For leaders it means not only a need to tune into our environment constantly, but also to have a real understanding of how to engage with all our people and lead them in a meaningful journey towards a compelling future that we need to envision.

There are many things that leaders need to think about, I have picked out 10 steps to success, that I believe are essential:

1. Tune into your environment

  • External: What’s affecting your business now and will/might affect your business in the future?
  • Internal: What’s your capability and what’s your capacity? Where are there problems? Look for the root causes.

2. Regularly review and refine your strategy

  • On the basis of answers to point 1, what should you be doing differently?

3. Create a culture of constant change

  • Create change through continuous improvement. Know your people individually. Encourage them to be the best they can be. Embrace and reward new ideas.
  • Engage your people in doing the analysis and as well as coming up with solutions.
  • Don’t engage people in your conclusions – give them the rationale for the change and allow them to draw their own conclusions (in line with yours).

5. Create constant avenues for learning and growth

  • Remember to include coaching and mentoring.
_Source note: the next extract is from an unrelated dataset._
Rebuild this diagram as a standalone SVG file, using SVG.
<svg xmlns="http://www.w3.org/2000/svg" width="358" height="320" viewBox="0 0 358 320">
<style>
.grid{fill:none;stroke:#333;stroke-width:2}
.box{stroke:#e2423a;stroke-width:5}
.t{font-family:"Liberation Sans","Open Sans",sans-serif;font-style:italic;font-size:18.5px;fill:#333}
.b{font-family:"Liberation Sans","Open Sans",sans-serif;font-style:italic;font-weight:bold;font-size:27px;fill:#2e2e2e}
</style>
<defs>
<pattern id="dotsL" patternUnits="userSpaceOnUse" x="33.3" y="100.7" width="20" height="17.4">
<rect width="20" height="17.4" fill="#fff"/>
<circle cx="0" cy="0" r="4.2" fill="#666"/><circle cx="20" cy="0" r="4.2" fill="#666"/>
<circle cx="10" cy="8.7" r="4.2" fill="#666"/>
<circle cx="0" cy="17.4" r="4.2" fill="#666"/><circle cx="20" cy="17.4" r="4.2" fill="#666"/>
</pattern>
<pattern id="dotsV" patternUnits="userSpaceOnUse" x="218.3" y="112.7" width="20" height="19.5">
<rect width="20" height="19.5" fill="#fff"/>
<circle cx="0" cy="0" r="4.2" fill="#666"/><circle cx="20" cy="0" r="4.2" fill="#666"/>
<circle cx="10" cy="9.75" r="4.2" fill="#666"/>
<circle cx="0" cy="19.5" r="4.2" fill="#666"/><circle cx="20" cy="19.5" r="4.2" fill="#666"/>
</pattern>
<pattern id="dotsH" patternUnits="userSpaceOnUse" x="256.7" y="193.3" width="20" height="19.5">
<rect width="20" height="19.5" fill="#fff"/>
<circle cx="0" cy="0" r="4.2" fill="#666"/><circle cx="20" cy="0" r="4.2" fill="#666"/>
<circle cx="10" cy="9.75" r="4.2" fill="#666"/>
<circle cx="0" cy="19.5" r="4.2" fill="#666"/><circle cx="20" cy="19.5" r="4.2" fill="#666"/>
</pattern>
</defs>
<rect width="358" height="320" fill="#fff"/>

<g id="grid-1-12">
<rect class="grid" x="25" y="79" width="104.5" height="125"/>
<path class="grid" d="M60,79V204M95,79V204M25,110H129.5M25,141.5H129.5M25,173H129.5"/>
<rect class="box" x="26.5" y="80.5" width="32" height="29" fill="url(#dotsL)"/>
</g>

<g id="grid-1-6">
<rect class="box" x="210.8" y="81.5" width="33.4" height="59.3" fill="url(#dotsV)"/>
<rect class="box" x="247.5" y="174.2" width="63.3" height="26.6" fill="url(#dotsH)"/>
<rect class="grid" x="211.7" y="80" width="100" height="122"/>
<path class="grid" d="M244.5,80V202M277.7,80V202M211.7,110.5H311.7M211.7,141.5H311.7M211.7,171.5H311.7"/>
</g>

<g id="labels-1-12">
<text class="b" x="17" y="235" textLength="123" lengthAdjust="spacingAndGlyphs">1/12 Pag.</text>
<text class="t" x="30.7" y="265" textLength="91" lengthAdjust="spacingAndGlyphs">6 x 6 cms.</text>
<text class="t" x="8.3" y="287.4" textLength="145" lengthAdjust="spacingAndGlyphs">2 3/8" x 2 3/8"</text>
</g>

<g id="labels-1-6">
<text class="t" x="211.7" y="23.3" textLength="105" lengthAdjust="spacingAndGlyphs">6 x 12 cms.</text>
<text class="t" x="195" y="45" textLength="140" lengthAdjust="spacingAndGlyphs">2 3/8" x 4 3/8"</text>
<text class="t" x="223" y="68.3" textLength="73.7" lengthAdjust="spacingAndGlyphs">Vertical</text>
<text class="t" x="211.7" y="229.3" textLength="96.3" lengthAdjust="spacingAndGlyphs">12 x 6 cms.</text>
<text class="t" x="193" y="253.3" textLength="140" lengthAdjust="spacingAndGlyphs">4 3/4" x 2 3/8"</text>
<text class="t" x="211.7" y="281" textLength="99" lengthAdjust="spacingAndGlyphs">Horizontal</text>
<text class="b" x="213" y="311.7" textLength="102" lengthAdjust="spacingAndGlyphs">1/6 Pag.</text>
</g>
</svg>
6. Influence your people through passion, emotion and truth, rather than just analysis

  • Tell stories, demonstrate with real examples, use analogies and metaphors, and be visual. Get people excited about the change

7. Communicate, communicate, communicate!
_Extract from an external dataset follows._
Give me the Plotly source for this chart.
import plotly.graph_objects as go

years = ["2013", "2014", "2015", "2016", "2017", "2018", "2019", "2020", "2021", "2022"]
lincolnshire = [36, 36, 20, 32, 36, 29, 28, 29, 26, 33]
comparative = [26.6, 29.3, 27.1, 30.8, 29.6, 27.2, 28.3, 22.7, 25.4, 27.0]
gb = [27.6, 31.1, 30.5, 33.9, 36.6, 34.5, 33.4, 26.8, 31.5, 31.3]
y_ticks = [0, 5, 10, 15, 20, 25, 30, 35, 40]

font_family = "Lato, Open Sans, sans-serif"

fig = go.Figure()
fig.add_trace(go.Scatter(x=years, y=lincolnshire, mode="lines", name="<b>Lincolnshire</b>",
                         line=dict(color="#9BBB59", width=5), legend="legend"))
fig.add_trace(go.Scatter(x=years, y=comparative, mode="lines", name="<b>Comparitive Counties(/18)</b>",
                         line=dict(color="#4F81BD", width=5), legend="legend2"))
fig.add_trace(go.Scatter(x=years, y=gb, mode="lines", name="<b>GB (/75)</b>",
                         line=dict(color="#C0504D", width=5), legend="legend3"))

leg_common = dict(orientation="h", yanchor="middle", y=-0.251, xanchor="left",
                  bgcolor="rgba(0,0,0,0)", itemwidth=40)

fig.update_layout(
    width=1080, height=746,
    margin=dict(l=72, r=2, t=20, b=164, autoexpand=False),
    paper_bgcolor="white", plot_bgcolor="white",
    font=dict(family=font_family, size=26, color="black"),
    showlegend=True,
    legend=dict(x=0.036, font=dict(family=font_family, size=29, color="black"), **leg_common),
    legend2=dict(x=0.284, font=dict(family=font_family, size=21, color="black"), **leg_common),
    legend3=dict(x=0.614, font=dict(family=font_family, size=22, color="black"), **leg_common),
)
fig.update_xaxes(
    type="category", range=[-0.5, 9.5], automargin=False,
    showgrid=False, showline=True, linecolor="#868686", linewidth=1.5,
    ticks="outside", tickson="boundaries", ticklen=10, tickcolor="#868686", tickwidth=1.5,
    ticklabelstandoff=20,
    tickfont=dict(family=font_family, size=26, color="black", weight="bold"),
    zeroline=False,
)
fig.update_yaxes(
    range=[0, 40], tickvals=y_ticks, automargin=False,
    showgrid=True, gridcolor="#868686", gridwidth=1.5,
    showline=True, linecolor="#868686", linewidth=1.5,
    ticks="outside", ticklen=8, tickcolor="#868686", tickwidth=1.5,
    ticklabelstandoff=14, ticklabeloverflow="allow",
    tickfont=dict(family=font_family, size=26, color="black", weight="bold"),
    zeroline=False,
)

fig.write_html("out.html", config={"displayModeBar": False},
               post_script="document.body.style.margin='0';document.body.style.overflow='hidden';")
  • Be honest about both success and failure. You cannot not communicate. If you leave a vacuum, people will fill it with their own version of reality.

8. Be a role model for the changes you want to see in others

  • You have to demonstrate yourself the new changes you need to see, and the leadership team must be aligned with you.
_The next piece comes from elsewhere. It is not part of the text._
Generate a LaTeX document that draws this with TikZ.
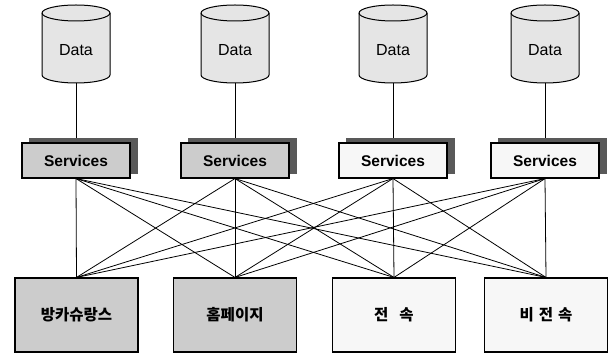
\documentclass[tikz,border=0pt]{standalone}
\usepackage{fontspec}
\setmainfont{Liberation Sans}
\newfontfamily\kr{Noto Sans CJK KR}
\definecolor{cylfill}{gray}{0.9}
\definecolor{boxgray}{gray}{0.8}
\definecolor{boxwhite}{gray}{0.97}
\definecolor{shade}{gray}{0.35}
\tikzset{
  conn/.style={line width=0.8pt},
  svc/.style={draw, line width=1.1pt, minimum width=108pt, minimum height=35pt, inner sep=0pt, font=\fontsize{15.5}{17}\selectfont\bfseries},
  svcshadow/.style={fill=shade, draw=shade, minimum width=108pt, minimum height=35pt, inner sep=0pt},
  dept/.style={draw, line width=1.1pt, minimum width=123pt, minimum height=74pt, inner sep=0pt, font=\fontsize{15.5}{17}\selectfont\kr\bfseries},
  datalbl/.style={font=\fontsize{16}{18}\selectfont, inner sep=0pt},
  cyl/.style={draw, line width=1pt, fill=cylfill}
}
\begin{document}
\begin{tikzpicture}[x=1pt,y=1pt]
\useasboundingbox[fill=white] (0,0) rectangle (613,356);
% cylinders
\foreach \cx/\n in {76/1,235/2,393/3,545/4}{
  \draw[cyl] (\cx-34,343) -- (\cx-34,281) arc[start angle=180,end angle=360,x radius=34,y radius=8]
     -- (\cx+34,343) arc[start angle=0,end angle=180,x radius=34,y radius=8] -- cycle;
  \draw[line width=1pt] (\cx-34,343) arc[start angle=180,end angle=360,x radius=34,y radius=8];
  \node[datalbl] (d\n) at (\cx,306) {Data};
  \coordinate (db\n) at (\cx,273);
}
% shadows
\node[svcshadow] (sh1) at (83,200.5) {};
\node[svcshadow] (sh2) at (242,200.5) {};
\node[svcshadow] (sh3) at (400,200.5) {};
\node[svcshadow] (sh4) at (552,200.5) {};
% data to services
\foreach \n in {1,2,3,4}{ \draw[conn] (db\n) -- (sh\n.north -| db\n); }
% services
\node[svc, fill=boxgray] (s1) at (76,195.5) {Services};
\node[svc, fill=boxgray] (s2) at (235,195.5) {Services};
\node[svc, fill=boxwhite] (s3) at (393,195.5) {Services};
\node[svc, fill=boxwhite] (s4) at (545,195.5) {Services};
% bottom boxes
\node[dept, fill=boxgray] (b1) at (76.5,41) {방카슈랑스};
\node[dept, fill=boxgray] (b2) at (235,41) {홈페이지};
\node[dept, fill=boxwhite] (b3) at (394,41) {전\hspace{11pt}속};
\node[dept, fill=boxwhite] (b4) at (546,41) {비\hspace{5pt}전\hspace{5pt}속};
% connections
\foreach \i in {1,2,3,4}{
  \foreach \j in {1,2,3,4}{
    \draw[conn] (s\i.south) -- (b\j.north);
  }
}
\end{tikzpicture}
\end{document}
9. Align your systems and processes

  • This is essential in order to support and help to embed the changes or they may work against you.

10. Understand that change takes time

  • Don’t celebrate too soon! To embed a new behaviour, you must repeat it at least 20 times or it will not become an established pattern and people will revert to previous behaviour. Make sure any and all changes you make are also embedded in new systems and processes or change the existing ones.